I don't think Vlamis really ever understood the impact he had on the fandom. I don't think he ever realized that we only ever made it through so many of those truly unbearable moments because of his words and his promise that Michael Guerin thought of nothing and loved no one but Alex. We only knew as a fandom that Guerin was thinking of Alex because Vlamis told us he was, but I must say, Guerin did a truly crap job of showing it. Respectfully.
I struggle so much with writing malex now because I think it's really hitting me that we have no hope of anything getting better anymore. No hope of Michael really redeeming himself for the awful way he treated Alex. For the fact that every single grand gesture came from Alex. For the fact that Alex was self-sacrificial again and again and again, and Michael, even in season 4, had to be told to trust him. AND ALEX HAD ALREADY TRUSTED HIM BY THE CAULFIELD EPISODE!
Wasn't that the allure of malex in the freaking first place? This one angry cowboy that trusted no one, got close to no one, openly loved no one--trusted and got close to and openly loved and cared for this one guy. Like, was that not what attracted so many people in the freaking first place? Now that same guy, after years of being close to Alex, after everything Alex had done for him (opening his heart to him, encouraging M*ria to give him a chance, joining Deep Sky, nearly losing his sanity to protect the Lockhart Machine from his father's influence, everything else), now he has to be told to trust the man he has a supposed cosmic relationship with?
That's another thing we'll never see fixed; the fact that Michael was so clearly the most important thing to Alex, but it always felt like there were so many things more important to Michael.
I believe with all my heart that Alex loves Michael, values him above all else, but Michael? I know he feels the same way, but only because Vlamis spent years insisting on it. I'm not saying Michael didn't have his moments, but when they are preceded and followed by so much indifference, what do those moments really amount to? It hurts worse because Michael is clearly at the center of Alex's universe, and we see that. Meanwhile, we're told that Alex means everything to Michael, but that's it! It rarely shows, and when it does, it's followed by so much disappointment that it renders the moment kind of meaningless.
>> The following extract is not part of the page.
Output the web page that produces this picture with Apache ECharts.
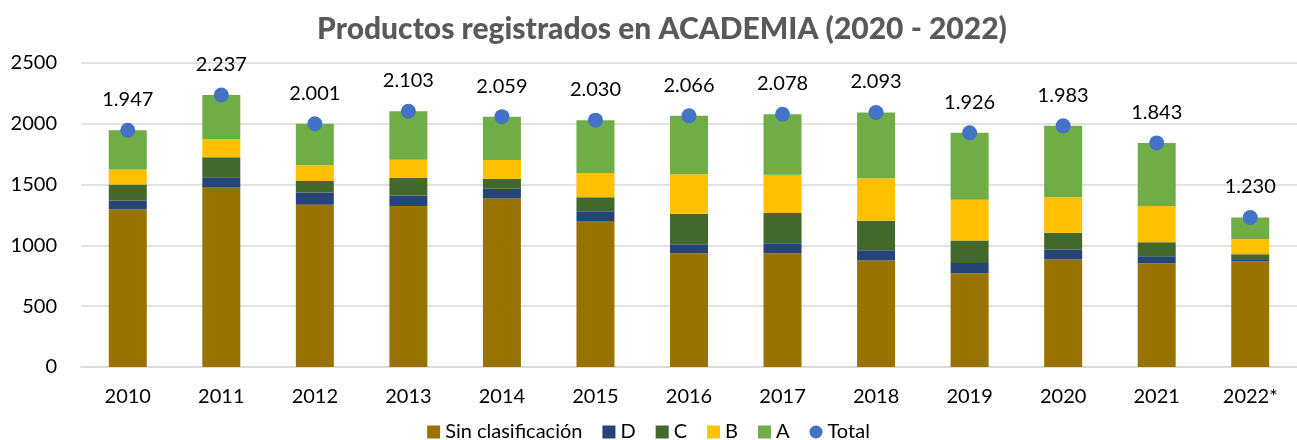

What does it matter that Michael freaked out about Alex being gone if a minute after, he's talked down by every single person not to bother looking for him? What does it matter that they--yes, I'm sorry, I'm going to say it--got married, if it was once again Alex who proposed, Alex who admitted all he wanted was to marry Michael, Alex whose entire storyline revolved around Michael for the seasons while Michael's revolved around just about everything else? Marrying them doesn't automatically make Michael a better love interest.
You see why my problems lie with the writers' way of handling things? I know Tyler couldn't be there, but if people on tumblr could come up with better scenarios with Alex's disappearance that showcase Michael's love for him and their cosmic bond, then supposed professionals who had months to think this through couldn't manage a more intimate storyline?
Oh, and before anyone says this; yes, believe it or not, it is possible to love a character and still be frustrated to high hell with them. Human beings are actually pretty complex, and that's a lot of how my feelings about malex are at the moment. How they've always been, I think. Complex. But it was too late to back out. I was in love with Alex the moment he fought off his father in season 1, I couldn't turn my back. Even when I could see the train's headlights coming in.
At any rate, I had to vent. Another fic will be coming before the vegaspete au, a sort of cathartic work that I hope will rid me of all this anger so that I can write them as I want to see them again.
For now, brace yourselves. Because I'm not pulling any punches.